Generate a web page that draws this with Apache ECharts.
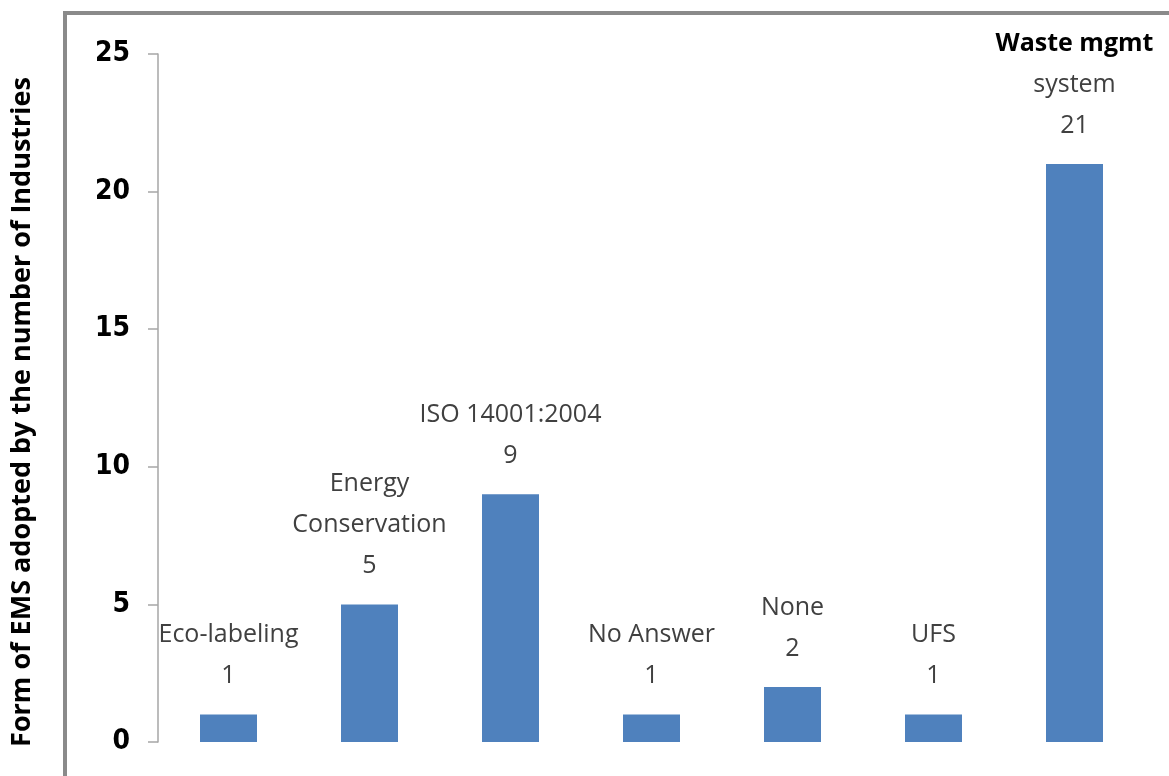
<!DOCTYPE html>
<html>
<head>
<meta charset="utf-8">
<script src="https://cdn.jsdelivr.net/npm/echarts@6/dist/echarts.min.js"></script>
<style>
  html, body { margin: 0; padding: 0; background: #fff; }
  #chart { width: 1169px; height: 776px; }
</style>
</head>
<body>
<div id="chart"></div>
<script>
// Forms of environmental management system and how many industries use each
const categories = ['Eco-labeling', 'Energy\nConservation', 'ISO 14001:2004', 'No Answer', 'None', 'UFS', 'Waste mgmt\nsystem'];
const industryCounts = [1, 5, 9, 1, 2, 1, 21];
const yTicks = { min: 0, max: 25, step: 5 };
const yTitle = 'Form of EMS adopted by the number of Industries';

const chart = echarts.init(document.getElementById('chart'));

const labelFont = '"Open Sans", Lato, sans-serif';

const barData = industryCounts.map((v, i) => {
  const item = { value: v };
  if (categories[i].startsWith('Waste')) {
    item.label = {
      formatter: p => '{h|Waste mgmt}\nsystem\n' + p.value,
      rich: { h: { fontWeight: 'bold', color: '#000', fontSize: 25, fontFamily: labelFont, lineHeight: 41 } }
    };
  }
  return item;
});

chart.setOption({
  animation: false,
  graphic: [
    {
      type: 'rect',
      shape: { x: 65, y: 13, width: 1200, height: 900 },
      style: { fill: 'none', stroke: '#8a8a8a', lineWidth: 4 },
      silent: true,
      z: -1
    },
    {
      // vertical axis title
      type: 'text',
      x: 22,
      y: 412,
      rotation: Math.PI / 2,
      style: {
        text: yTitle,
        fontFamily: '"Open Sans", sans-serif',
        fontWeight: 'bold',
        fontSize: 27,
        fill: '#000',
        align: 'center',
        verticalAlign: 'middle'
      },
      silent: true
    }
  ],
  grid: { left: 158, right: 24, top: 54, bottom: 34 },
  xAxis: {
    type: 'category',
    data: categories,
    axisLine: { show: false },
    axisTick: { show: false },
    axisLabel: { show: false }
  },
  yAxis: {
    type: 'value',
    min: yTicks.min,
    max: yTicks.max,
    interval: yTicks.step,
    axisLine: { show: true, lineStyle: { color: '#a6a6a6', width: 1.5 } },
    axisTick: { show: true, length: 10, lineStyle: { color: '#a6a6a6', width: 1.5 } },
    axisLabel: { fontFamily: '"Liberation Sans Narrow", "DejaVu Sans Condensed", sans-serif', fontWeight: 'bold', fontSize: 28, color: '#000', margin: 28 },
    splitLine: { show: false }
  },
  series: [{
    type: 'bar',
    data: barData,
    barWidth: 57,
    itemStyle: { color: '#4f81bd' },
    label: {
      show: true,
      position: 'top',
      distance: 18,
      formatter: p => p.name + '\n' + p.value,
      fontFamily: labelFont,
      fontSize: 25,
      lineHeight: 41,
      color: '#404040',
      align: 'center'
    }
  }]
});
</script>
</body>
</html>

**Set problem:** Go through the data above and transcribe it in full, omitting any image.

**Problem solution:**
Generate a web page that draws this with Apache ECharts.
<!DOCTYPE html>
<html>
<head>
<meta charset="utf-8">
<script src="https://cdn.jsdelivr.net/npm/echarts@6/dist/echarts.min.js"></script>
<style>
  html, body { margin: 0; padding: 0; background: #fff; }
  #chart { width: 1169px; height: 776px; }
</style>
</head>
<body>
<div id="chart"></div>
<script>
// Forms of environmental management system and how many industries use each
const categories = ['Eco-labeling', 'Energy\nConservation', 'ISO 14001:2004', 'No Answer', 'None', 'UFS', 'Waste mgmt\nsystem'];
const industryCounts = [1, 5, 9, 1, 2, 1, 21];
const yTicks = { min: 0, max: 25, step: 5 };
const yTitle = 'Form of EMS adopted by the number of Industries';

const chart = echarts.init(document.getElementById('chart'));

const labelFont = '"Open Sans", Lato, sans-serif';

const barData = industryCounts.map((v, i) => {
  const item = { value: v };
  if (categories[i].startsWith('Waste')) {
    item.label = {
      formatter: p => '{h|Waste mgmt}\nsystem\n' + p.value,
      rich: { h: { fontWeight: 'bold', color: '#000', fontSize: 25, fontFamily: labelFont, lineHeight: 41 } }
    };
  }
  return item;
});

chart.setOption({
  animation: false,
  graphic: [
    {
      type: 'rect',
      shape: { x: 65, y: 13, width: 1200, height: 900 },
      style: { fill: 'none', stroke: '#8a8a8a', lineWidth: 4 },
      silent: true,
      z: -1
    },
    {
      // vertical axis title
      type: 'text',
      x: 22,
      y: 412,
      rotation: Math.PI / 2,
      style: {
        text: yTitle,
        fontFamily: '"Open Sans", sans-serif',
        fontWeight: 'bold',
        fontSize: 27,
        fill: '#000',
        align: 'center',
        verticalAlign: 'middle'
      },
      silent: true
    }
  ],
  grid: { left: 158, right: 24, top: 54, bottom: 34 },
  xAxis: {
    type: 'category',
    data: categories,
    axisLine: { show: false },
    axisTick: { show: false },
    axisLabel: { show: false }
  },
  yAxis: {
    type: 'value',
    min: yTicks.min,
    max: yTicks.max,
    interval: yTicks.step,
    axisLine: { show: true, lineStyle: { color: '#a6a6a6', width: 1.5 } },
    axisTick: { show: true, length: 10, lineStyle: { color: '#a6a6a6', width: 1.5 } },
    axisLabel: { fontFamily: '"Liberation Sans Narrow", "DejaVu Sans Condensed", sans-serif', fontWeight: 'bold', fontSize: 28, color: '#000', margin: 28 },
    splitLine: { show: false }
  },
  series: [{
    type: 'bar',
    data: barData,
    barWidth: 57,
    itemStyle: { color: '#4f81bd' },
    label: {
      show: true,
      position: 'top',
      distance: 18,
      formatter: p => p.name + '\n' + p.value,
      fontFamily: labelFont,
      fontSize: 25,
      lineHeight: 41,
      color: '#404040',
      align: 'center'
    }
  }]
});
</script>
</body>
</html>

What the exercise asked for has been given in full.